In: Publication Design

In art theory, there are fundamental principles used by many different art forms. We all know about 'Harmony', the most common one. Whether in Architect, Painting, Music, Design, Sculpture, Film, Dance... Harmony applies to them all. Achieving the basic goal of Harmony is easy if you very conservatively REPEAT the same elements, like same colors and sizes on your visual arts. No one can deny it's not harmonious. The question is whether too much harmony or consistency can be unappealing and boring...

When repeating sound made with the same notes and silence, it's not music. It's noise.

When repeating the same colors and same sizes of graphic elements, it's not a piece of appealing visual design. It's a pattern. Rhythm makes the music notes go up and down, long and short. Rhythm makes music move and flow, then 'Harmony' is a final goal on top of the Rhythm. That's music creation. Similarly, in Visual Communication Arts, if we apply the principle of 'Rhythm' to Visual Communication Arts, it works perfectly.

'Your design sounds like this ****' I always sing in my class... My students laugh, but it works.

Young college design students always have earphone on during studio class. They usually enjoy music more than their design work. For most people, music is an instinct. Listener can tell easily if it's a good song or just noise. But visual judgement requires talent and training. When they have difficulties understanding why their design should have variation and consistency (or harmony), I sing their design out. This may sound odd, but very helpful.

A couple of years ago, there was a printer radio commercial. The voiceover and music perfectly described the difference in the printer resolutions without visually seeing the actual printing results. This is the same concept!

When working on multiple page publication design, "Rhythm" is the key to success. Each page layout may look great by itself. But when putting them together in sequence, those individual pages turn into one giant piece. One giant piece needs to look as great as the standalone pages.

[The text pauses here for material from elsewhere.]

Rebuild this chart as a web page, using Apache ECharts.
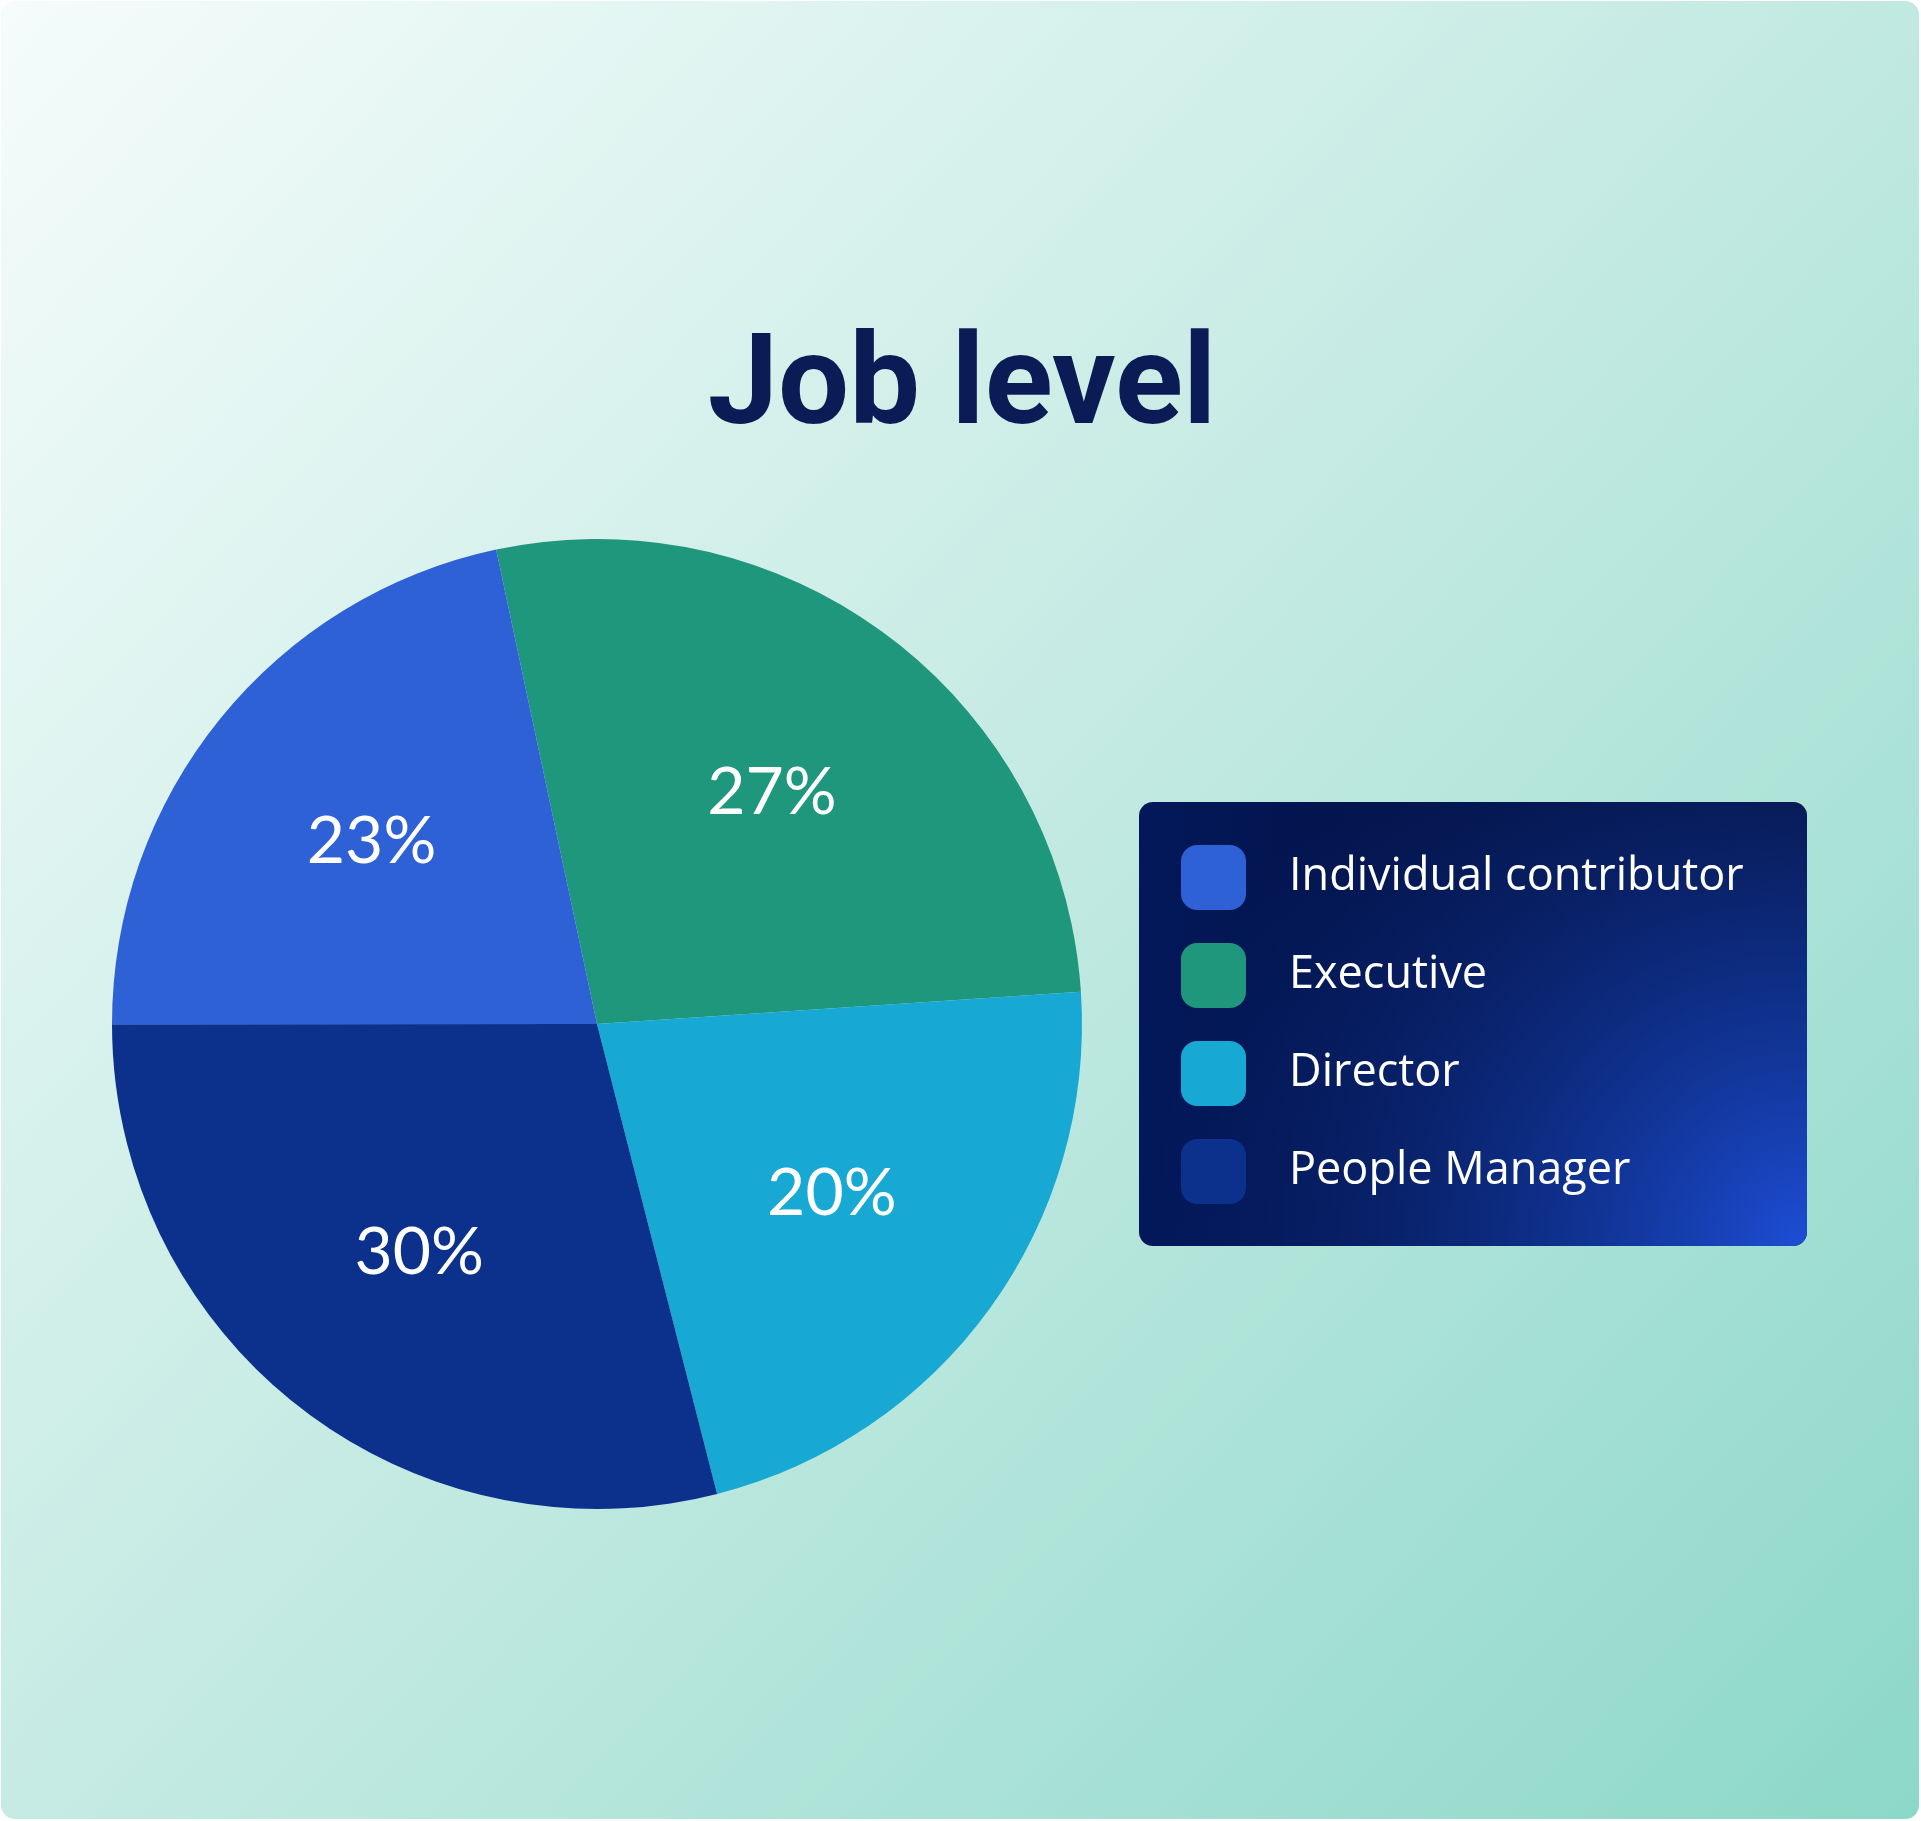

Percentage, scale, and proportion are great ways to measure the rhythm. Let's use the most visible design element of color, as an example. On a single page layout, if the color scheme is red, black and white, then let's look at the color proportions of these three colors. If red, black and white are equally proportioned into 1/3, 1/3, 1/3, then your design sounds like 'Do, Do, Do'. If Red is ?, White is 1/8 and Black is 5/8, then your design sounds like 'Mi, Do, So'. Which one sounds more like music?

Next, let's look at the sequence pages. Spread #1 - Red is 20%, Spread #2 - Red is 25%, and Spread 3 - Red is 22%. You may think they are different, but this slight difference is enough to bore the viewers, like putting the listener sleep with a boring movie or music. Meanwhile, if Spread #1 - Red is 20%, Spread - Red is 75%, and Spread #3- Red is 45%, this down-up-down creates rhythm, the movement of the design.

This applies not only to color, but also to line stroke, typography, shapes ... While variations create "rhythm", designers also need to balance Consistency and Harmony. The most common confusion that arises with young design students is that they think Consistency means similarities, but Rhythm means variations. They are opposite. How do you balance both? This is where Harmony plays an important role.

Using the same color example- Why should we set up one color scheme through one multi-page publication design? If Rhythm were just simple variation by using different colors for no reason, then each spread could possibly have completely different color tones. Spread #1 is dark green, Spread #2 is bright orange, Spread #3 is baby blue and pink... each page becomes a standalone with no Harmony, no consistency. It's not ONE book, you may think, but at least it has Rhythm. However, your design song sounds like it begins with classical music, suddenly changes to heavy metal, and ends with children's song.

If we consider Consistency when we look at color Rhythm, then we can easily get Harmony. Consistency of colors doesn't mean using one color again and again. For example, when working on Google's publication design, we could use its four colors through the whole book. Setting a consistent color theme by using certain colors is a good and easy way to go.

This is the same with the font. Rhythm doesn't mean you use several different typefaces. The easy way would be to use one font forever. But again, this is too consistent, too boring. So, we add Rhythm by using three fonts (A, B, C) instead of one font (A). We go from one Font with A's "A, A, A, A..." across all spreads to a more rhythmic variation like "A, AB, BC, AC, ABC, B, C..." on different spreads. It is now Rhythmic, but can we say it's not consistent? No. We maintain Consistency by having three consistent fonts (ABC), brought back across different spread. We now validate the "Consistency" rule.

Shapes are more difficult than color and font to produce rhythm. In most cases, if we use curvy shapes, we keep curvy through the entire publication. Or angles, circles, triangles, rectangles... We usually don't mix different shapes. But we do use proportions and positioning to create the Rhythm. For example: Rectangle shapes can be horizontal and vertical. We use different sizes and orientations to create variation.

When inserting images, putting them in BOXES is the most common thought. If we maintain rhythm by varying the size of BOXES, the page layout could be too BOXY. If we add some organic shapes that are objects without background, then we leave that too-consistent, BOXY nightmare.

If we can work all design elements harmoniously in rhythm, your page layout will sing beautifully for you!